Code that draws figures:

◇ ◇ ◇

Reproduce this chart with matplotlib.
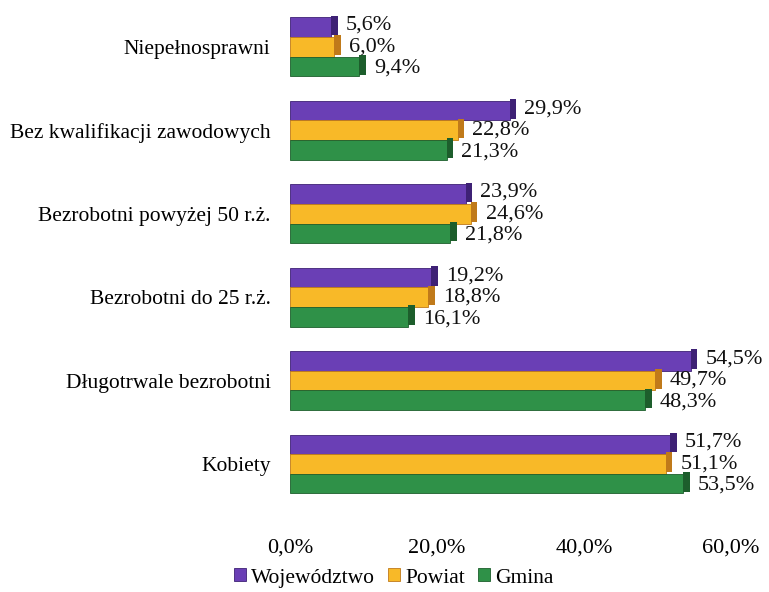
import matplotlib.pyplot as plt
import numpy as np

# Data (percent)
categories = ["Kobiety", "Długotrwale bezrobotni", "Bezrobotni do 25 r.ż.",
              "Bezrobotni powyżej 50 r.ż.", "Bez kwalifikacji zawodowych", "Niepełnosprawni"]
wojewodztwo = [51.7, 54.5, 19.2, 23.9, 29.9, 5.6]
powiat = [51.1, 49.7, 18.8, 24.6, 22.8, 6.0]
gmina = [53.5, 48.3, 16.1, 21.8, 21.3, 9.4]
series_names = ["Województwo", "Powiat", "Gmina"]
x_ticks = [0, 20, 40, 60]

colors = ["#6a3fb5", "#f8b928", "#2f9148"]
side_colors = ["#3e2175", "#c07a1a", "#1d5e2c"]

plt.rcParams['font.family'] = ['Liberation Serif', 'DejaVu Serif']

fig = plt.figure(figsize=(7.69, 5.92), dpi=100)
ax = fig.add_axes([290 / 769, 78 / 592, 441 / 769, 513 / 592])

y = np.arange(len(categories))
h = 0.235
offsets = [h, 0, -h]
for vals, off, c, sc, name in zip([wojewodztwo, powiat, gmina], offsets, colors, side_colors, series_names):
    ax.barh(y + off, vals, height=h, color=c, edgecolor=sc, linewidth=0.6, label=name)
    # darker side face for the 3D look
    ax.barh(y + off + 0.02, [0.9] * len(vals), left=vals, height=h, color=sc, linewidth=0)
    for yi, v in zip(y, vals):
        ax.text(v + 2.0, yi + off * 1.1, f"{v:.1f}%".replace(".", ","), va="center", ha="left",
                fontsize=16, color="#111111")

ax.set_xlim(0, 60)
ax.set_ylim(-0.6, 5.55)
ax.set_yticks(y)
ax.set_yticklabels(categories, fontsize=15.5)
ax.set_xticks(x_ticks)
ax.set_xticklabels([f"{t:.1f}%".replace(".", ",") for t in x_ticks], fontsize=16)
ax.tick_params(length=0)
ax.tick_params(axis="y", pad=14)
ax.tick_params(axis="x", pad=18)
for s in ax.spines.values():
    s.set_visible(False)

fig.legend(*ax.get_legend_handles_labels(), loc="center", bbox_to_anchor=(0.512, 14 / 592),
           ncol=3, frameon=False, fontsize=15.5, handlelength=0.55, handleheight=0.55,
           handletextpad=0.25, columnspacing=0.6, borderpad=0)

plt.savefig("out.png", dpi=100)
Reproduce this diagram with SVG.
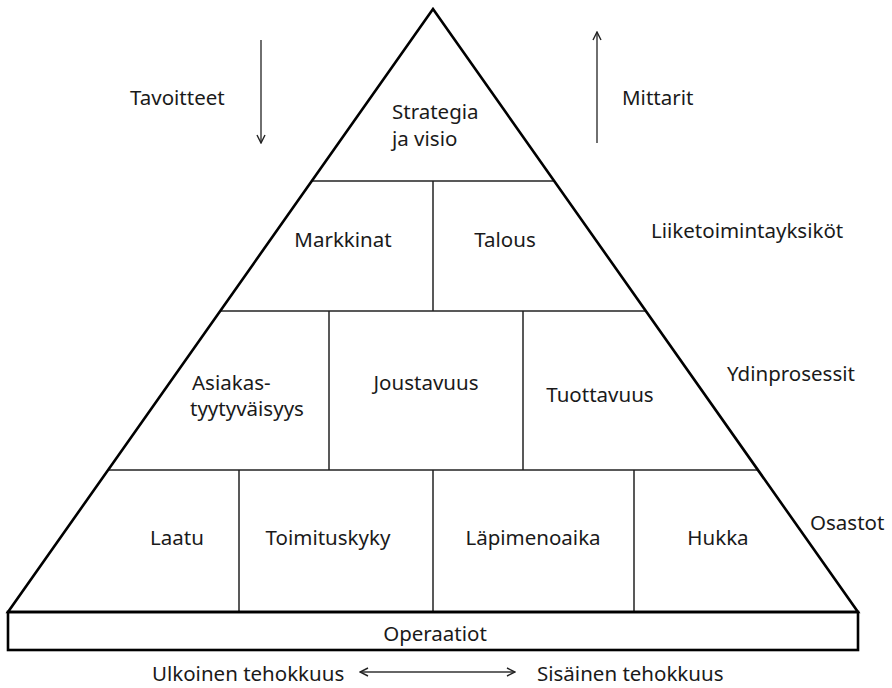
<svg xmlns="http://www.w3.org/2000/svg" width="892" height="688" viewBox="0 0 892 688">
<style>
  .t { font-family: "Noto Sans", "Open Sans", sans-serif; font-size: 20.5px; fill: #1a1a1a; }
  .m { text-anchor: middle; }
  .div { stroke: #222; stroke-width: 1.5; fill: none; }
  .edge { stroke: #000; stroke-width: 2.6; fill: none; stroke-linejoin: miter; }
  .arr { stroke: #333; stroke-width: 1.4; fill: none; }
</style>
<defs>
  <marker id="ah" viewBox="0 0 10 10" refX="9" refY="5" markerWidth="10" markerHeight="10" markerUnits="userSpaceOnUse" orient="auto-start-reverse">
    <path d="M1,1 L9,5 L1,9" fill="none" stroke="#222" stroke-width="1.4"/>
  </marker>
</defs>
<rect width="892" height="688" fill="#fff"/>
<g id="connectors">
  <line class="arr" x1="261" y1="40" x2="261" y2="143" marker-end="url(#ah)"/>
  <line class="arr" x1="597" y1="143" x2="597" y2="32" marker-end="url(#ah)"/>
  <line class="arr" x1="360" y1="672" x2="515" y2="672" marker-start="url(#ah)" marker-end="url(#ah)"/>
</g>
<g id="pyramid">
  <line class="div" x1="312" y1="181" x2="554" y2="181"/>
  <line class="div" x1="220" y1="311" x2="646" y2="311"/>
  <line class="div" x1="108" y1="470" x2="758" y2="470"/>
  <line class="div" x1="433" y1="181" x2="433" y2="311"/>
  <line class="div" x1="329" y1="311" x2="329" y2="470"/>
  <line class="div" x1="523" y1="311" x2="523" y2="470"/>
  <line class="div" x1="239" y1="470" x2="239" y2="612"/>
  <line class="div" x1="433" y1="470" x2="433" y2="612"/>
  <line class="div" x1="634" y1="470" x2="634" y2="612"/>
  <polygon class="edge" points="433,9 858,612 8,612"/>
</g>
<g id="operaatiot">
  <rect class="edge" x="8" y="612" width="850" height="38"/>
  <text class="t m" x="435" y="641">Operaatiot</text>
</g>
<g id="strategia"><text class="t" x="392" y="119">Strategia</text><text class="t" x="392" y="146">ja visio</text></g>
<g id="markkinat"><text class="t m" x="343" y="247">Markkinat</text></g>
<g id="talous"><text class="t m" x="505" y="247">Talous</text></g>
<g id="asiakas"><text class="t" x="192" y="390">Asiakas-</text><text class="t" x="190" y="416">tyytyväisyys</text></g>
<g id="joustavuus"><text class="t m" x="426" y="390">Joustavuus</text></g>
<g id="tuottavuus"><text class="t m" x="600" y="402">Tuottavuus</text></g>
<g id="laatu"><text class="t m" x="177" y="545">Laatu</text></g>
<g id="toimituskyky"><text class="t m" x="328" y="545">Toimituskyky</text></g>
<g id="lapimenoaika"><text class="t m" x="533" y="545">Läpimenoaika</text></g>
<g id="hukka"><text class="t m" x="718" y="545">Hukka</text></g>
<g id="labels">
  <text class="t" x="130" y="105">Tavoitteet</text>
  <text class="t" x="622" y="105">Mittarit</text>
  <text class="t" x="651" y="238">Liiketoimintayksiköt</text>
  <text class="t" x="727" y="381">Ydinprosessit</text>
  <text class="t" x="810" y="530">Osastot</text>
  <text class="t" x="152" y="681">Ulkoinen tehokkuus</text>
  <text class="t" x="537" y="681">Sisäinen tehokkuus</text>
</g>
</svg>
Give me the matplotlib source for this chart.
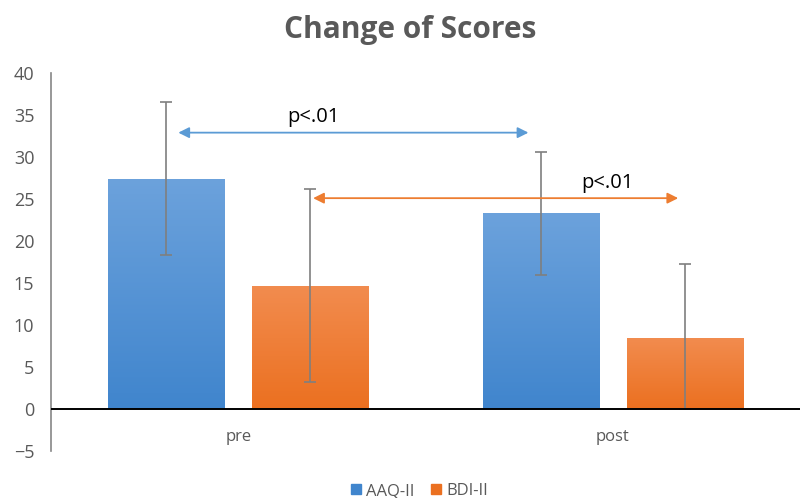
import matplotlib
matplotlib.use('Agg')
import matplotlib.pyplot as plt
import numpy as np
from matplotlib.colors import LinearSegmentedColormap
from matplotlib.patches import Patch

plt.rcParams['font.family'] = ['Open Sans', 'DejaVu Sans']

groups = ["pre", "post"]
series = ["AAQ-II", "BDI-II"]
aaq = [27.4, 23.3]
aaq_sd = [9.1, 7.3]
bdi = [14.7, 8.5]
bdi_sd = [11.5, 8.8]
p_labels = ["p<.01", "p<.01"]

grey = '#595959'
top_cols = ['#6ca2dc', '#f28c4f']
bot_cols = ['#4085cd', '#eb7020']
arrow_cols = ['#5b9bd5', '#ed7d31']

fig = plt.figure(figsize=(8.07, 4.98), dpi=100)
ax = fig.add_axes([0.0632, 0.0944, 0.928, 0.759])

x = np.arange(len(groups))
w = 0.31
off = 0.192

for i, (vals, sd) in enumerate([(aaq, aaq_sd), (bdi, bdi_sd)]):
    pos = x + (-off if i == 0 else off)
    bars = ax.bar(pos, vals, w, color=bot_cols[i], zorder=2)
    # whiskers stop at the zero line
    lower = np.minimum(sd, vals)
    ax.errorbar(pos, vals, yerr=[lower, sd], fmt='none', ecolor='#7f7f7f',
                elinewidth=1.2, capsize=4.5, capthick=1.2, zorder=4)
    cmap = LinearSegmentedColormap.from_list('g%d' % i, [bot_cols[i], top_cols[i]])
    grad = np.linspace(0, 1, 256).reshape(-1, 1)
    for b in bars:
        bx, bw, bh = b.get_x(), b.get_width(), b.get_height()
        im = ax.imshow(grad, cmap=cmap, origin='lower', aspect='auto',
                       extent=(bx, bx + bw, 0, bh), zorder=3)
        im.set_clip_path(b)

# significance arrows between time points
arrows = [(-0.16, 0.775, 32.9), (0.20, 1.175, 25.1)]
labels_at = [(0.2, 34.8), (0.985, 26.9)]
for (x0, x1, y), (tx, ty), lab, c in zip(arrows, labels_at, p_labels, arrow_cols):
    ax.annotate('', xy=(x1, y), xytext=(x0, y),
                arrowprops=dict(arrowstyle='<|-|>', color=c, lw=1.3,
                                mutation_scale=16, shrinkA=0, shrinkB=0), zorder=5)
    ax.text(tx, ty, lab, ha='center', va='center', fontsize=14.5, color='black')

ax.axhline(0, color='black', lw=1.4, zorder=6)

ax.set_xlim(-0.5, 1.5)
ax.set_ylim(-5, 40)
ax.set_yticks(range(-5, 41, 5))
ax.set_xticks([])
for g, xi in zip(groups, x):
    ax.text(xi, -3.3, g, ha='center', va='center', fontsize=12, color=grey)

for s in ['top', 'right', 'bottom']:
    ax.spines[s].set_visible(False)
ax.spines['left'].set_color('#868686')
ax.spines['left'].set_linewidth(1.2)
ax.tick_params(axis='y', length=0, pad=12, labelsize=13, labelcolor=grey)

fig.text(0.508, 0.94, "Change of Scores", ha='center', va='center',
         fontsize=21.5, fontweight='bold', color=grey)

handles = [Patch(color=bot_cols[0]), Patch(color=bot_cols[1])]
fig.legend(handles, series, loc='center', bbox_to_anchor=(0.52, 0.014), ncol=2,
           frameon=False, fontsize=12, handlelength=0.6, handleheight=0.6,
           handletextpad=0.3, columnspacing=1.0, labelcolor=grey)

fig.savefig('out.png', dpi=100)
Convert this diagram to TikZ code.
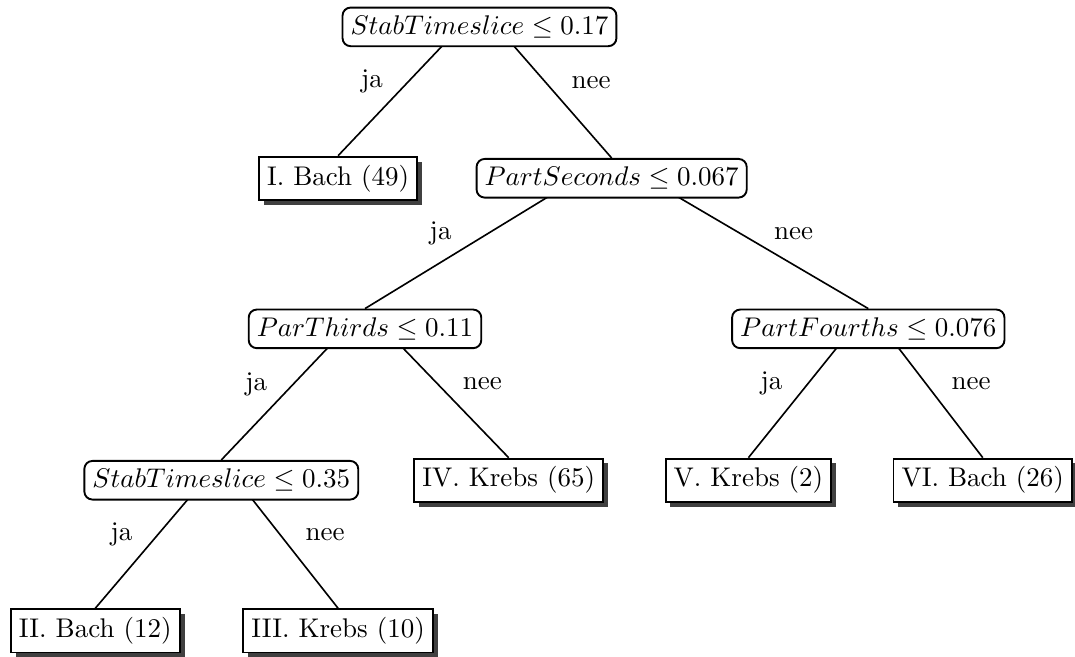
\documentclass[tikz,border=0pt]{standalone}
\usetikzlibrary{shadows,backgrounds}
\begin{document}
\begin{tikzpicture}[
  test/.style={draw, rounded corners=3pt, fill=white, line width=0.7pt, inner sep=3pt},
  leaf/.style={draw, fill=white, line width=0.7pt, inner sep=3pt,
    drop shadow={shadow xshift=1.8pt, shadow yshift=-1.8pt, fill=black!75, opacity=1}},
  tak/.style={line width=0.6pt, shorten <=1pt}]
\useasboundingbox (0,0) rectangle (13.99,8.55);
\node[test] (1) at (6.24,8.20) {$StabTimeslice \leq 0.17$};
\node[leaf] (2) at (4.40,6.23) {I. Bach (49)};
\node[test] (3) at (7.96,6.23) {$PartSeconds \leq 0.067$};
\node[test] (4) at (4.75,4.27) {$ParThirds \leq 0.11$};
\node[test] (5) at (11.30,4.27) {$PartFourths \leq 0.076$};
\node[test] (6) at (2.88,2.30) {$StabTimeslice \leq 0.35$};
\node[leaf] (7) at (6.62,2.30) {IV. Krebs (65)};
\node[leaf] (8) at (9.74,2.30) {V. Krebs (2)};
\node[leaf] (9) at (12.79,2.30) {VI. Bach (26)};
\node[leaf] (10) at (1.24,0.34) {II. Bach (12)};
\node[leaf] (11) at (4.40,0.34) {III. Krebs (10)};

\begin{scope}[on background layer]
\path[draw,tak] (1.north) -- node[midway,left=6pt] {ja} (2.north);
\path[draw,tak] (1.north) -- node[midway,right=6pt] {nee} (3.north);
\path[draw,tak] (3.north) -- node[midway,left=10pt] {ja} (4.north);
\path[draw,tak] (3.north) -- node[midway,right=9pt] {nee} (5.north);
\path[draw,tak] (4.north) -- node[midway,left=6pt] {ja} (6.north);
\path[draw,tak] (4.north) -- node[midway,right=6pt] {nee} (7.north);
\path[draw,tak] (5.north) -- node[midway,left=6pt] {ja} (8.north);
\path[draw,tak] (5.north) -- node[midway,right=6pt] {nee} (9.north);
\path[draw,tak] (6.north) -- node[midway,left=6pt] {ja} (10.north);
\path[draw,tak] (6.north) -- node[midway,right=6pt] {nee} (11.north);
\end{scope}
\end{tikzpicture}
\end{document}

◇ ◇ ◇

- [Problem details] Above are some entries. Restate word for word the lines from the one holding "Give me the matplotlib source for this chart." through the one holding "va='center', fontsize=14.5, color='black')", but not the pictures.

- [In response]
Give me the matplotlib source for this chart.
import matplotlib
matplotlib.use('Agg')
import matplotlib.pyplot as plt
import numpy as np
from matplotlib.colors import LinearSegmentedColormap
from matplotlib.patches import Patch

plt.rcParams['font.family'] = ['Open Sans', 'DejaVu Sans']

groups = ["pre", "post"]
series = ["AAQ-II", "BDI-II"]
aaq = [27.4, 23.3]
aaq_sd = [9.1, 7.3]
bdi = [14.7, 8.5]
bdi_sd = [11.5, 8.8]
p_labels = ["p<.01", "p<.01"]

grey = '#595959'
top_cols = ['#6ca2dc', '#f28c4f']
bot_cols = ['#4085cd', '#eb7020']
arrow_cols = ['#5b9bd5', '#ed7d31']

fig = plt.figure(figsize=(8.07, 4.98), dpi=100)
ax = fig.add_axes([0.0632, 0.0944, 0.928, 0.759])

x = np.arange(len(groups))
w = 0.31
off = 0.192

for i, (vals, sd) in enumerate([(aaq, aaq_sd), (bdi, bdi_sd)]):
    pos = x + (-off if i == 0 else off)
    bars = ax.bar(pos, vals, w, color=bot_cols[i], zorder=2)
    # whiskers stop at the zero line
    lower = np.minimum(sd, vals)
    ax.errorbar(pos, vals, yerr=[lower, sd], fmt='none', ecolor='#7f7f7f',
                elinewidth=1.2, capsize=4.5, capthick=1.2, zorder=4)
    cmap = LinearSegmentedColormap.from_list('g%d' % i, [bot_cols[i], top_cols[i]])
    grad = np.linspace(0, 1, 256).reshape(-1, 1)
    for b in bars:
        bx, bw, bh = b.get_x(), b.get_width(), b.get_height()
        im = ax.imshow(grad, cmap=cmap, origin='lower', aspect='auto',
                       extent=(bx, bx + bw, 0, bh), zorder=3)
        im.set_clip_path(b)

# significance arrows between time points
arrows = [(-0.16, 0.775, 32.9), (0.20, 1.175, 25.1)]
labels_at = [(0.2, 34.8), (0.985, 26.9)]
for (x0, x1, y), (tx, ty), lab, c in zip(arrows, labels_at, p_labels, arrow_cols):
    ax.annotate('', xy=(x1, y), xytext=(x0, y),
                arrowprops=dict(arrowstyle='<|-|>', color=c, lw=1.3,
                                mutation_scale=16, shrinkA=0, shrinkB=0), zorder=5)
    ax.text(tx, ty, lab, ha='center', va='center', fontsize=14.5, color='black')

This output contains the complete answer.